§ What you will do
Filter the entries below, keeping every line that has the word "size".

§ Extracted material
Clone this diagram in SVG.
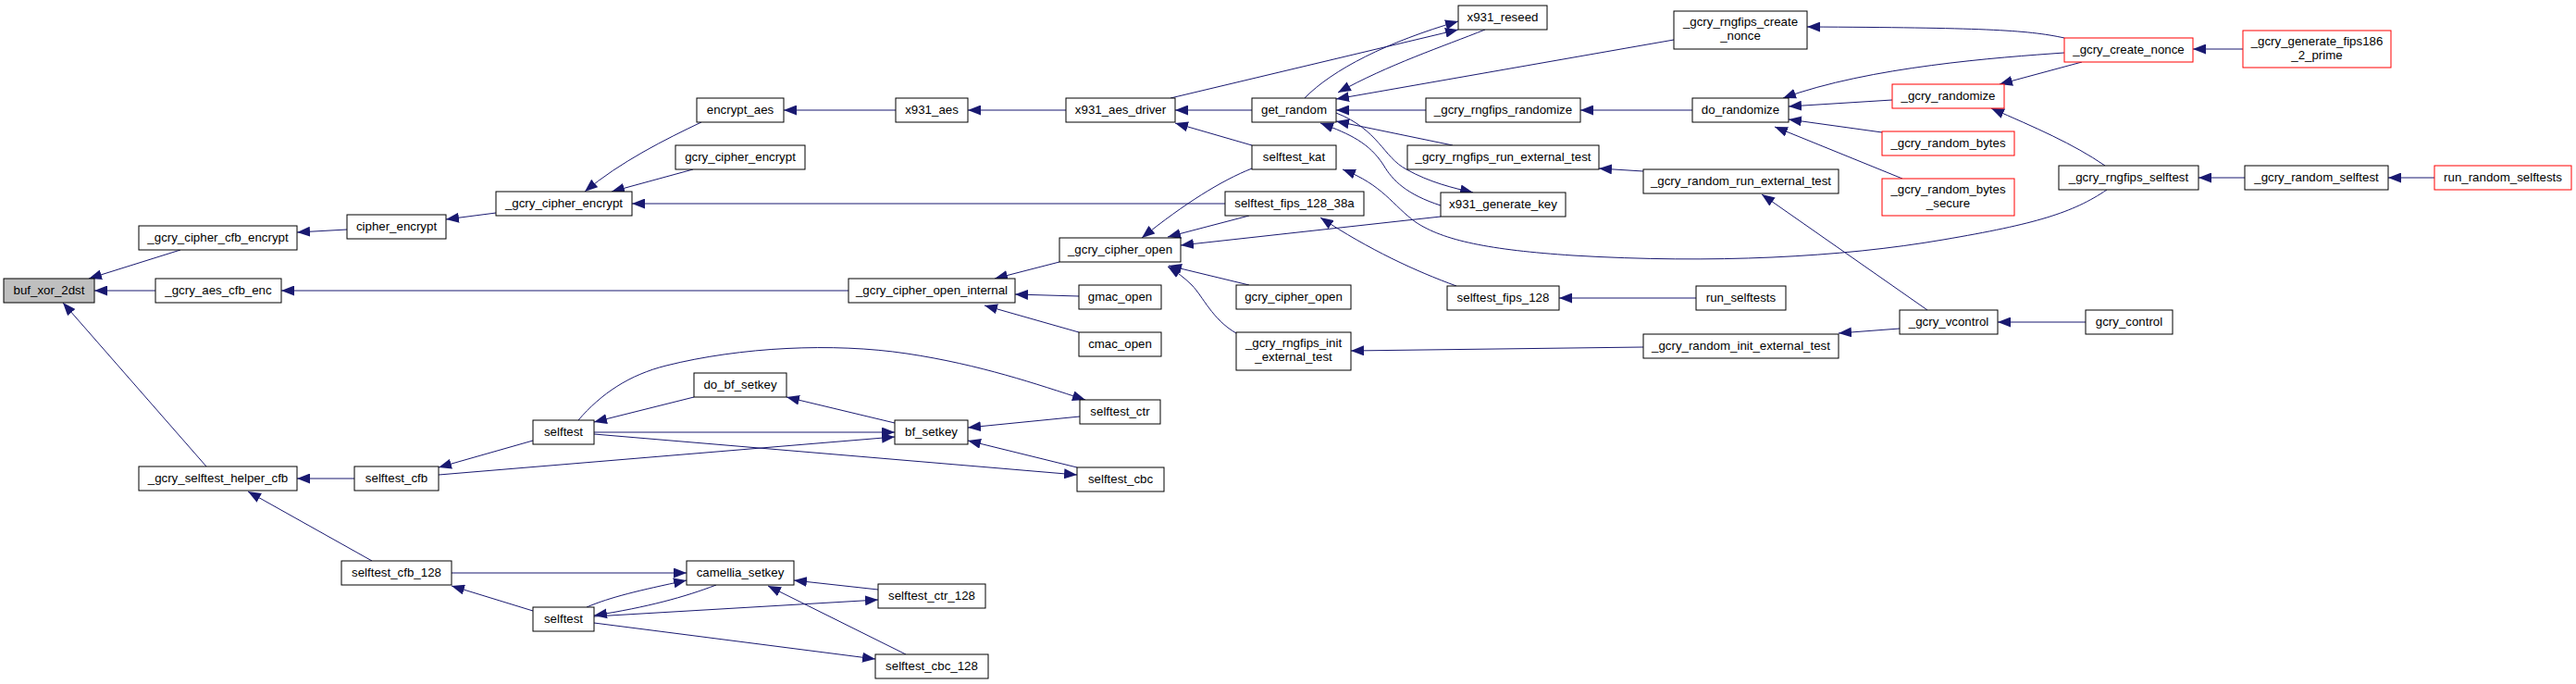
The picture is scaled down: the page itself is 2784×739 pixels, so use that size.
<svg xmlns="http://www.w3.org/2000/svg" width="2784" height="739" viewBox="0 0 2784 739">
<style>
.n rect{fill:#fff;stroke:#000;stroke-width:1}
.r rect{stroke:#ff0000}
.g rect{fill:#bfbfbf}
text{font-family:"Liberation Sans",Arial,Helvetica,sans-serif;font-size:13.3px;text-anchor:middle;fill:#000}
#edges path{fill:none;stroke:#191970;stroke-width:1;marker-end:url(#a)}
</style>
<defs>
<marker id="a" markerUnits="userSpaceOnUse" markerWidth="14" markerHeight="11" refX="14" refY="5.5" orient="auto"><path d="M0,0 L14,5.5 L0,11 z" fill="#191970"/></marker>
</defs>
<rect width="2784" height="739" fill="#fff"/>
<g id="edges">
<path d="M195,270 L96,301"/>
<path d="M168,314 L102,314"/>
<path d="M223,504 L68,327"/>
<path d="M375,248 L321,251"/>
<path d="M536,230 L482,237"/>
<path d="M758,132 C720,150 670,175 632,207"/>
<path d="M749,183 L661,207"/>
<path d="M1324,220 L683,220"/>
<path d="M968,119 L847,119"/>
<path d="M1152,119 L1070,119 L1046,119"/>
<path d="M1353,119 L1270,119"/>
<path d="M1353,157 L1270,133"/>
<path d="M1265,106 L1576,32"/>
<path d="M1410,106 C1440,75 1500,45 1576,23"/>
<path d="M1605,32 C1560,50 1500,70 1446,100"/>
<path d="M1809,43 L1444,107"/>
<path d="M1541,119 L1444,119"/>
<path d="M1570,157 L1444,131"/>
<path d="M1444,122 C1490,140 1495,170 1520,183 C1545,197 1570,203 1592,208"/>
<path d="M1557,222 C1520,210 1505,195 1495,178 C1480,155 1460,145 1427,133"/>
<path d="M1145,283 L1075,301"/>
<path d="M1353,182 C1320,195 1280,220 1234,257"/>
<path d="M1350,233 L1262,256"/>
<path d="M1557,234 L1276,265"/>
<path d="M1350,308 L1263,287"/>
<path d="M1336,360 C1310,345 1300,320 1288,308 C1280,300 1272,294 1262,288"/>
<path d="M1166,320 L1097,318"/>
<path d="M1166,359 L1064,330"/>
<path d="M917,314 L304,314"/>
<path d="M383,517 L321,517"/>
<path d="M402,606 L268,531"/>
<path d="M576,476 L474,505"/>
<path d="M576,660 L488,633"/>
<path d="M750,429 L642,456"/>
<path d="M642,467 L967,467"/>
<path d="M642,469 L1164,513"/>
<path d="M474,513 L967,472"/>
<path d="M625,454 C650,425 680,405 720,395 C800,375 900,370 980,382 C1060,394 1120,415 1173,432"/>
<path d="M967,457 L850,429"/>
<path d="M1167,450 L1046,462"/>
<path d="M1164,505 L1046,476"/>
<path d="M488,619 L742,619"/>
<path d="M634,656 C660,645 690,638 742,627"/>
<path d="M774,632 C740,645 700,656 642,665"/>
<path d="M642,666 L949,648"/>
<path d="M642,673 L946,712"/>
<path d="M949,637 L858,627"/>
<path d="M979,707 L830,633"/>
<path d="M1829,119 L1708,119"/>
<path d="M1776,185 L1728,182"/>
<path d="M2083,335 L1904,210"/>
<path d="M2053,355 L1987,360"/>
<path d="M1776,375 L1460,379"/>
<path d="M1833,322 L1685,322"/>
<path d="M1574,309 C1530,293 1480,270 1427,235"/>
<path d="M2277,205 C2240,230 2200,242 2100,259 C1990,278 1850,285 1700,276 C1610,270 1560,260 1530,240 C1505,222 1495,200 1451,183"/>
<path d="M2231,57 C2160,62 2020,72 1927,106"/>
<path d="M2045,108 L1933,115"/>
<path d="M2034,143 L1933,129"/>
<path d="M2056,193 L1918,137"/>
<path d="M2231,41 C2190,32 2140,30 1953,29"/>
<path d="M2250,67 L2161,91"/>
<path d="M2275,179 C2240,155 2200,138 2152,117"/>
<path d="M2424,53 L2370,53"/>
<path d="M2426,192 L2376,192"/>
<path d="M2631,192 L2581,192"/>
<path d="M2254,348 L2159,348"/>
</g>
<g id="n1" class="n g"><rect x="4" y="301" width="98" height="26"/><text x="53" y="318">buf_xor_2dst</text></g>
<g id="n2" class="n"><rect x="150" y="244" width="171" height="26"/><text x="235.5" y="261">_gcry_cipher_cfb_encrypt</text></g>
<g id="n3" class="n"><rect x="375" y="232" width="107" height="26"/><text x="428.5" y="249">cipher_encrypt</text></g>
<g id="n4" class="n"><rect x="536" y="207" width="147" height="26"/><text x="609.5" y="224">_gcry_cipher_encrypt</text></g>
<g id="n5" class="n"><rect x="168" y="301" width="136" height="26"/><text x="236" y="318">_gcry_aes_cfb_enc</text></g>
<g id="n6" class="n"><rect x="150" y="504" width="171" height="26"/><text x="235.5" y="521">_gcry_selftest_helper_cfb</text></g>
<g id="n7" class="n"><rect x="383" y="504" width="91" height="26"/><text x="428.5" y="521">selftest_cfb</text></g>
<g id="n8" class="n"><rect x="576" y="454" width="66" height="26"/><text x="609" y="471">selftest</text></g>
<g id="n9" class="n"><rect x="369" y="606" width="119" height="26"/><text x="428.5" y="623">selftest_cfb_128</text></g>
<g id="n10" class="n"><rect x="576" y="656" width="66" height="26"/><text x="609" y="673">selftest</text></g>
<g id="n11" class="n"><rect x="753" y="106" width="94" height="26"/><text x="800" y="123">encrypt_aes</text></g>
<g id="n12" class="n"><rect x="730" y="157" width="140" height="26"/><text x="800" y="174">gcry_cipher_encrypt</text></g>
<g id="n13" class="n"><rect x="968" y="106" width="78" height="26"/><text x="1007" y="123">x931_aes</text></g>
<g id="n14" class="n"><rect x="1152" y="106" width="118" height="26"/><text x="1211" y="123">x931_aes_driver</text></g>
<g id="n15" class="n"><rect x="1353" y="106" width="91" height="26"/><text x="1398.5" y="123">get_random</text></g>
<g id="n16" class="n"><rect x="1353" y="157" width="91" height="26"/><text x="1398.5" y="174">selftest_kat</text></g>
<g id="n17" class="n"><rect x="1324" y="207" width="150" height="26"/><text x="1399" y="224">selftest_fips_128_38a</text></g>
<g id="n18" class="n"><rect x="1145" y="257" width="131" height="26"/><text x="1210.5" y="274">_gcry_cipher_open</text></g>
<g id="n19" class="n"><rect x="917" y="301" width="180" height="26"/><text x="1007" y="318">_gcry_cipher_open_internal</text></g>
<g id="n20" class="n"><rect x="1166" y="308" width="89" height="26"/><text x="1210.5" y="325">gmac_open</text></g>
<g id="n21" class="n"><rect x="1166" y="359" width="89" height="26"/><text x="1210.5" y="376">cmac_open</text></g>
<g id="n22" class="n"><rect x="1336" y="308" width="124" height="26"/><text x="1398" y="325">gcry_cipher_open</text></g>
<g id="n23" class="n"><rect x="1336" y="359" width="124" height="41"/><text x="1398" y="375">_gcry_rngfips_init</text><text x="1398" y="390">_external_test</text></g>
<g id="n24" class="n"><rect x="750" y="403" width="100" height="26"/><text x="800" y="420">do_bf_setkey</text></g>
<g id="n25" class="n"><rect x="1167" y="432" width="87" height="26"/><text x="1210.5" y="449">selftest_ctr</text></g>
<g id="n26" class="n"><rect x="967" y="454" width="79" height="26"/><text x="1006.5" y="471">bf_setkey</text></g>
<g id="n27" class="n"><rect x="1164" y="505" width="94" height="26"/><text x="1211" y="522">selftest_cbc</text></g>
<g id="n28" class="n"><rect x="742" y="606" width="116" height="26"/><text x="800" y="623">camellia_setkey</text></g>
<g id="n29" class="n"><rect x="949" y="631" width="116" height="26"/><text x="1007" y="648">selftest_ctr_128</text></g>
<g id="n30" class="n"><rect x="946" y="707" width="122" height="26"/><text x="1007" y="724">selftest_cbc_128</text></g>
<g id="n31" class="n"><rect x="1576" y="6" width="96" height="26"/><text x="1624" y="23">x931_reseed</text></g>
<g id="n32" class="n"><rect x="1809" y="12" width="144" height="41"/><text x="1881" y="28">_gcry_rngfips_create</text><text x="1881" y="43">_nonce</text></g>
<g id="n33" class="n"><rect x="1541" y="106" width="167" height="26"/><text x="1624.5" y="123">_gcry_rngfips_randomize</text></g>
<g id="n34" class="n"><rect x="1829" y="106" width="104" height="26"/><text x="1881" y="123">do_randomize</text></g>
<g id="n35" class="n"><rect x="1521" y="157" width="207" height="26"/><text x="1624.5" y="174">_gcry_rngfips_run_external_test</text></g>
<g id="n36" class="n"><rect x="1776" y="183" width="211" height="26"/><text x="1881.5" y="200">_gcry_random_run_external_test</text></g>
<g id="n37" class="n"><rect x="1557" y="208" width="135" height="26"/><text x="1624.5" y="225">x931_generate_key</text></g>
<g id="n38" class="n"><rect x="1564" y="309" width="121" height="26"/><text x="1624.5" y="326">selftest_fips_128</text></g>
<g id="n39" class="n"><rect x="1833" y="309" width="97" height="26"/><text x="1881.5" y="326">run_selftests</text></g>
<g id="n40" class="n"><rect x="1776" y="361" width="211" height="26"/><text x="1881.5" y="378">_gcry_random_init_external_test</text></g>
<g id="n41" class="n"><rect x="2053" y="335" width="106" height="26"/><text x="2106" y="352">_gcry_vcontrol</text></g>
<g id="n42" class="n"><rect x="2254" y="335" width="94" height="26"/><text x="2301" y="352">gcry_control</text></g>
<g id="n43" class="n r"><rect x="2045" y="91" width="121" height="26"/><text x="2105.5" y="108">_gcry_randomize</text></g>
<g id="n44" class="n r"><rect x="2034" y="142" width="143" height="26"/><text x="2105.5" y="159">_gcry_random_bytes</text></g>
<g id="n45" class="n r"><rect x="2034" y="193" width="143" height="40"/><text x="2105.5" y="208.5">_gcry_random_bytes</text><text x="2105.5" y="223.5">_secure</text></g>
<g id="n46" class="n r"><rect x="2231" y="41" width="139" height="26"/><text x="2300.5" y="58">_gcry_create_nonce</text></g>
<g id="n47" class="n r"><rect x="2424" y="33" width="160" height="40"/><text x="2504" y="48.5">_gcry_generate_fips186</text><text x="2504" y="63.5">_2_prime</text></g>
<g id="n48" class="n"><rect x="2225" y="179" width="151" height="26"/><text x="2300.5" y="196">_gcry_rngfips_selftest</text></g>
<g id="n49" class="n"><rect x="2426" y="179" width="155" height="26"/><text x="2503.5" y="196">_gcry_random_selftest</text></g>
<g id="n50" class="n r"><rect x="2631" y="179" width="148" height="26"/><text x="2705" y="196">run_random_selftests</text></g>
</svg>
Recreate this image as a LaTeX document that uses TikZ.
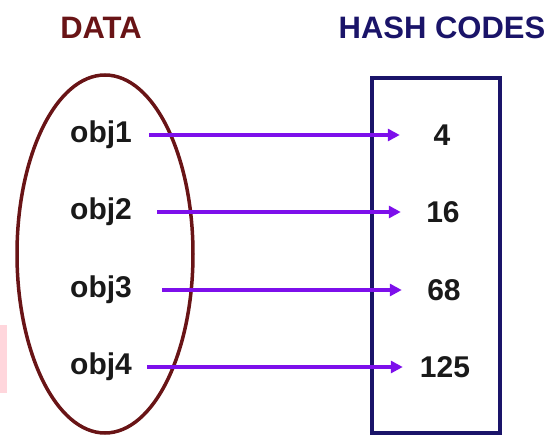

§ Task solution
The picture is scaled down: the page itself is 2784×739 pixels, so use that size.
text{font-family:"Liberation Sans",Arial,Helvetica,sans-serif;font-size:13.3px;text-anchor:middle;fill:#000}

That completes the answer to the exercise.